| Goal of the exercise |
Copy out the listing that follows exactly, dropping every picture.

=-=-=

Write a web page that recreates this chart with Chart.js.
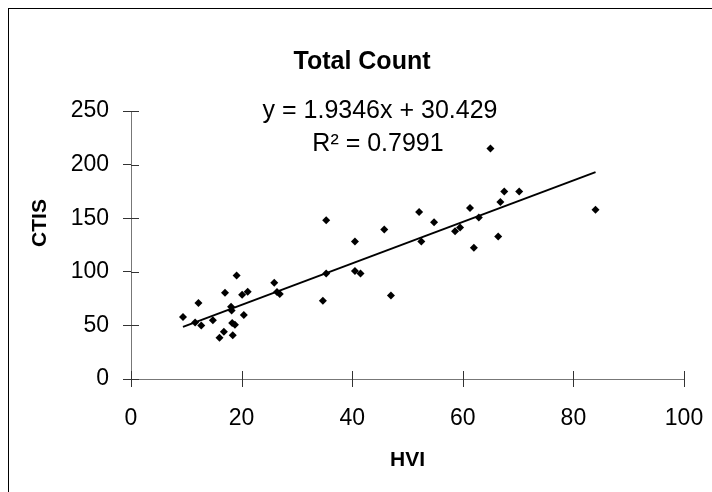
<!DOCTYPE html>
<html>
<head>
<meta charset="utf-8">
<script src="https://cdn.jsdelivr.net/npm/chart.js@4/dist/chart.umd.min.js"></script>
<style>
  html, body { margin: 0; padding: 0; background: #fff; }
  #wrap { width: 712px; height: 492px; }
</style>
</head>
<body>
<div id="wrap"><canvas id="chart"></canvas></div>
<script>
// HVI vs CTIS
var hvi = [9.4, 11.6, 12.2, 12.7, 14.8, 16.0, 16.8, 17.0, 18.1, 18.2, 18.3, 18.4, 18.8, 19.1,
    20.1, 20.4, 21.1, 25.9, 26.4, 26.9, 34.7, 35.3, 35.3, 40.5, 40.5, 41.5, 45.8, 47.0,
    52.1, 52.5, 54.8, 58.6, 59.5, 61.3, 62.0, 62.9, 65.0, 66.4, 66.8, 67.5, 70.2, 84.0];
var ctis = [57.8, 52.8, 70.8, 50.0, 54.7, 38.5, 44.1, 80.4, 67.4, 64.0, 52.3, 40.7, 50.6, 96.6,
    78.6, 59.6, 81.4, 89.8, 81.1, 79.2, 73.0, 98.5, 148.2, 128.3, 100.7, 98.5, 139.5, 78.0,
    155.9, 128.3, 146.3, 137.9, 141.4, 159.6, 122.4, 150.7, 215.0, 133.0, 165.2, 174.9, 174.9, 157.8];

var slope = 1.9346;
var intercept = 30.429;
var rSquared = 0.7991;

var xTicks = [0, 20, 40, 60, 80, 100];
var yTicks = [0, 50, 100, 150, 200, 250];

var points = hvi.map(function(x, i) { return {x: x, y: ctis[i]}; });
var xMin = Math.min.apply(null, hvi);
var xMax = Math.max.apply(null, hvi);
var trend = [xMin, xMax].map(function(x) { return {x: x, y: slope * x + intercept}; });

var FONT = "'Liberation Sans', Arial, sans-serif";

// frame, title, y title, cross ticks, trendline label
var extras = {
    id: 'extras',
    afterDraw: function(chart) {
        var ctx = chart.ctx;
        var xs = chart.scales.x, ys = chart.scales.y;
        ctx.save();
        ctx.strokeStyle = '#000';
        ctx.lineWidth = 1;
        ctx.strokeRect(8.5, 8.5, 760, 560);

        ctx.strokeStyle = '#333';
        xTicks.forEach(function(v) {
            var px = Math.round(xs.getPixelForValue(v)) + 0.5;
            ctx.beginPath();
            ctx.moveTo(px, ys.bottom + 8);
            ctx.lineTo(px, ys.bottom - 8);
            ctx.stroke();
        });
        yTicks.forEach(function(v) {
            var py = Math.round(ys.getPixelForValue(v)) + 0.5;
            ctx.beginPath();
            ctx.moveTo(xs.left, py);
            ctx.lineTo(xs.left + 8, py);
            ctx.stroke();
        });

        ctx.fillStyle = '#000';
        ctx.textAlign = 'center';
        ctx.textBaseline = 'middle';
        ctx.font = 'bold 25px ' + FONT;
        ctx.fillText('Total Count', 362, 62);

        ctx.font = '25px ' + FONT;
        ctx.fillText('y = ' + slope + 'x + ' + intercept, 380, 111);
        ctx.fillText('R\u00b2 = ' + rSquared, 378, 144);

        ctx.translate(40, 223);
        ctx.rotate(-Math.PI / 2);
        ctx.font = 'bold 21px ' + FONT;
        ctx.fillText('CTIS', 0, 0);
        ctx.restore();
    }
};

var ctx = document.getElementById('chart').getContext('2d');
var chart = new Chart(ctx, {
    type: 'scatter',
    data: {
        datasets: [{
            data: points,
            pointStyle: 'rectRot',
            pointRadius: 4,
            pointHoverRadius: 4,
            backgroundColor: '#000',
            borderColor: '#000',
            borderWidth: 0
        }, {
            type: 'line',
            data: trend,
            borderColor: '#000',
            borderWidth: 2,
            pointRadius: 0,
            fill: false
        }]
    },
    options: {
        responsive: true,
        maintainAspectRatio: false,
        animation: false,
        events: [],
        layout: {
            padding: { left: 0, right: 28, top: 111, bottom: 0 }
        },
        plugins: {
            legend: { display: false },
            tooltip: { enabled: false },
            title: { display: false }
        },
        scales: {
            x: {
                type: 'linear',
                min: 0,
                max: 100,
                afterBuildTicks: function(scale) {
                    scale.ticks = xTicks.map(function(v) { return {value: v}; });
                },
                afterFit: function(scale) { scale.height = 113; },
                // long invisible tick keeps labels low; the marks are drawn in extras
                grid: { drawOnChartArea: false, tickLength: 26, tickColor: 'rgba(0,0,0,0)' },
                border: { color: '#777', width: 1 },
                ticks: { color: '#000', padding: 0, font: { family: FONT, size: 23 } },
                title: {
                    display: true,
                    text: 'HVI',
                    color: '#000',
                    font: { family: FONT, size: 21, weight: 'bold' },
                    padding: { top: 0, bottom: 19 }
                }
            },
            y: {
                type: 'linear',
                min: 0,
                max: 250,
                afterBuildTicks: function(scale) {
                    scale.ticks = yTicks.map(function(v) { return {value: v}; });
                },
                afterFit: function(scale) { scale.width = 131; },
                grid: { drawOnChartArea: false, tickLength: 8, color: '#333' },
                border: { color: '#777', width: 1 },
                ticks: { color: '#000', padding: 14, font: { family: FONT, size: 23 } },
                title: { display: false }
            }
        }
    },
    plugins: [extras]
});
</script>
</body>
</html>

=-=-=

| Exercise result |
Write a web page that recreates this chart with Chart.js.
<!DOCTYPE html>
<html>
<head>
<meta charset="utf-8">
<script src="https://cdn.jsdelivr.net/npm/chart.js@4/dist/chart.umd.min.js"></script>
<style>
  html, body { margin: 0; padding: 0; background: #fff; }
  #wrap { width: 712px; height: 492px; }
</style>
</head>
<body>
<div id="wrap"><canvas id="chart"></canvas></div>
<script>
// HVI vs CTIS
var hvi = [9.4, 11.6, 12.2, 12.7, 14.8, 16.0, 16.8, 17.0, 18.1, 18.2, 18.3, 18.4, 18.8, 19.1,
    20.1, 20.4, 21.1, 25.9, 26.4, 26.9, 34.7, 35.3, 35.3, 40.5, 40.5, 41.5, 45.8, 47.0,
    52.1, 52.5, 54.8, 58.6, 59.5, 61.3, 62.0, 62.9, 65.0, 66.4, 66.8, 67.5, 70.2, 84.0];
var ctis = [57.8, 52.8, 70.8, 50.0, 54.7, 38.5, 44.1, 80.4, 67.4, 64.0, 52.3, 40.7, 50.6, 96.6,
    78.6, 59.6, 81.4, 89.8, 81.1, 79.2, 73.0, 98.5, 148.2, 128.3, 100.7, 98.5, 139.5, 78.0,
    155.9, 128.3, 146.3, 137.9, 141.4, 159.6, 122.4, 150.7, 215.0, 133.0, 165.2, 174.9, 174.9, 157.8];

var slope = 1.9346;
var intercept = 30.429;
var rSquared = 0.7991;

var xTicks = [0, 20, 40, 60, 80, 100];
var yTicks = [0, 50, 100, 150, 200, 250];

var points = hvi.map(function(x, i) { return {x: x, y: ctis[i]}; });
var xMin = Math.min.apply(null, hvi);
var xMax = Math.max.apply(null, hvi);
var trend = [xMin, xMax].map(function(x) { return {x: x, y: slope * x + intercept}; });

var FONT = "'Liberation Sans', Arial, sans-serif";

// frame, title, y title, cross ticks, trendline label
var extras = {
    id: 'extras',
    afterDraw: function(chart) {
        var ctx = chart.ctx;
        var xs = chart.scales.x, ys = chart.scales.y;
        ctx.save();
        ctx.strokeStyle = '#000';
        ctx.lineWidth = 1;
        ctx.strokeRect(8.5, 8.5, 760, 560);

        ctx.strokeStyle = '#333';
        xTicks.forEach(function(v) {
            var px = Math.round(xs.getPixelForValue(v)) + 0.5;
            ctx.beginPath();
            ctx.moveTo(px, ys.bottom + 8);
            ctx.lineTo(px, ys.bottom - 8);
            ctx.stroke();
        });
        yTicks.forEach(function(v) {
            var py = Math.round(ys.getPixelForValue(v)) + 0.5;
            ctx.beginPath();
            ctx.moveTo(xs.left, py);
            ctx.lineTo(xs.left + 8, py);
            ctx.stroke();
        });

        ctx.fillStyle = '#000';
        ctx.textAlign = 'center';
        ctx.textBaseline = 'middle';
        ctx.font = 'bold 25px ' + FONT;
        ctx.fillText('Total Count', 362, 62);

        ctx.font = '25px ' + FONT;
        ctx.fillText('y = ' + slope + 'x + ' + intercept, 380, 111);
        ctx.fillText('R\u00b2 = ' + rSquared, 378, 144);

        ctx.translate(40, 223);
        ctx.rotate(-Math.PI / 2);
        ctx.font = 'bold 21px ' + FONT;
        ctx.fillText('CTIS', 0, 0);
        ctx.restore();
    }
};

var ctx = document.getElementById('chart').getContext('2d');
var chart = new Chart(ctx, {
    type: 'scatter',
    data: {
        datasets: [{
            data: points,
            pointStyle: 'rectRot',
            pointRadius: 4,
            pointHoverRadius: 4,
            backgroundColor: '#000',
            borderColor: '#000',
            borderWidth: 0
        }, {
            type: 'line',
            data: trend,
            borderColor: '#000',
            borderWidth: 2,
            pointRadius: 0,
            fill: false
        }]
    },
    options: {
        responsive: true,
        maintainAspectRatio: false,
        animation: false,
        events: [],
        layout: {
            padding: { left: 0, right: 28, top: 111, bottom: 0 }
        },
        plugins: {
            legend: { display: false },
            tooltip: { enabled: false },
            title: { display: false }
        },
        scales: {
            x: {
                type: 'linear',
                min: 0,
                max: 100,
                afterBuildTicks: function(scale) {
                    scale.ticks = xTicks.map(function(v) { return {value: v}; });
                },
                afterFit: function(scale) { scale.height = 113; },
                // long invisible tick keeps labels low; the marks are drawn in extras
                grid: { drawOnChartArea: false, tickLength: 26, tickColor: 'rgba(0,0,0,0)' },
                border: { color: '#777', width: 1 },
                ticks: { color: '#000', padding: 0, font: { family: FONT, size: 23 } },
                title: {
                    display: true,
                    text: 'HVI',
                    color: '#000',
                    font: { family: FONT, size: 21, weight: 'bold' },
                    padding: { top: 0, bottom: 19 }
                }
            },
            y: {
                type: 'linear',
                min: 0,
                max: 250,
                afterBuildTicks: function(scale) {
                    scale.ticks = yTicks.map(function(v) { return {value: v}; });
                },
                afterFit: function(scale) { scale.width = 131; },
                grid: { drawOnChartArea: false, tickLength: 8, color: '#333' },
                border: { color: '#777', width: 1 },
                ticks: { color: '#000', padding: 14, font: { family: FONT, size: 23 } },
                title: { display: false }
            }
        }
    },
    plugins: [extras]
});
</script>
</body>
</html>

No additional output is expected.